Metric entropy $H(\varepsilon; E) \sim I_1(\varepsilon) = \int_{\varepsilon}^\infty \frac{\mathcal{N}(u)}{u} du$ ,
Minimax risk $R_\sigma(E) \sim \sigma^2 \varepsilon_\sigma I_2(\varepsilon_\sigma)$ , where $\varepsilon_\sigma$ solves an explicit bias-variance balance equation.

These results generalize Pinsker’s theorem, providing precise constants, higher-order corrections, and extending to arbitrary bounded domains and dimensions (Allard, 25 Oct 2025).

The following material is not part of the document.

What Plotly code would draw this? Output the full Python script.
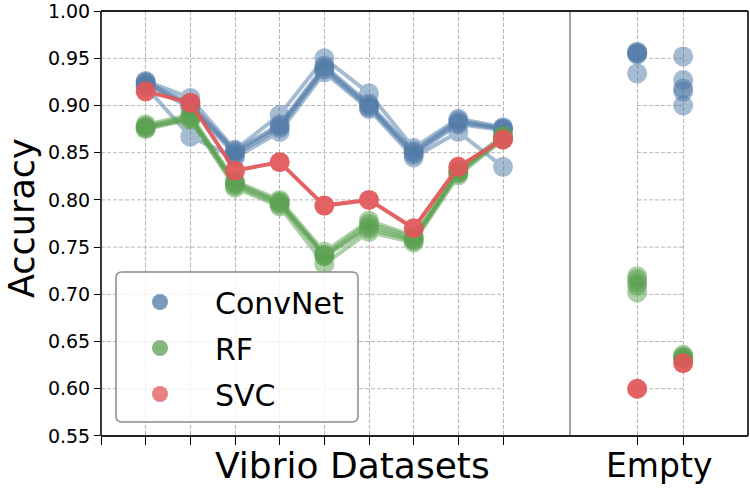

Quantity	Definition/Formula
Classical minimax risk	$\inf_{\hat{\theta}} \sup_{\theta \in \Theta} \mathbb{E}_\theta L(\hat{\theta}(X), \theta)$
Minimax quantile	$\mathcal{M}(\delta) = \inf_{\hat{\theta}} \sup_{\theta \in \Theta} \inf \{ r : \mathbb{P}_\theta(L(\hat{\theta},\theta)>r)\leq\delta \}$
Metric entropy	$H(\varepsilon; E) = \int_\varepsilon^\infty \frac{\mathcal{N}(u)}{u} du$
Minimax risk: ellipsoid	$R_{\sigma}(E) = \sigma^2 \varepsilon_{\sigma} I_2(\varepsilon_{\sigma}),\quad I_2(\varepsilon) = \int_\varepsilon^\infty \frac{\mathcal{N}(u)}{u^2} du$

7. Broader Impact and Future Directions

Minimax risk theory in nonparametric estimation has provided both foundational understanding and practical guidelines for statistical inference under minimal assumptions. Contemporary developments—such as minimax quantiles, adaptation, robustness to shifts or adversarial contamination, and links to geometric complexity—lead to sharper, more nuanced theories with direct operational implications in modern settings. The recurring structure is the tension between expressing worst-case guarantees and exploiting additional structure (regularity, independence, shape, prior knowledge, or robustness constraints) to drive optimal rates and exact constants. The general methodology developed for minimax quantiles and high-probability bounds suggests a broader applicability to confidence estimation, uncertainty quantification, and risk-sensitive learning in infinite-dimensional and robust settings (Ma et al., 19 Jun 2024, Chao et al., 2023, Allard, 25 Oct 2025).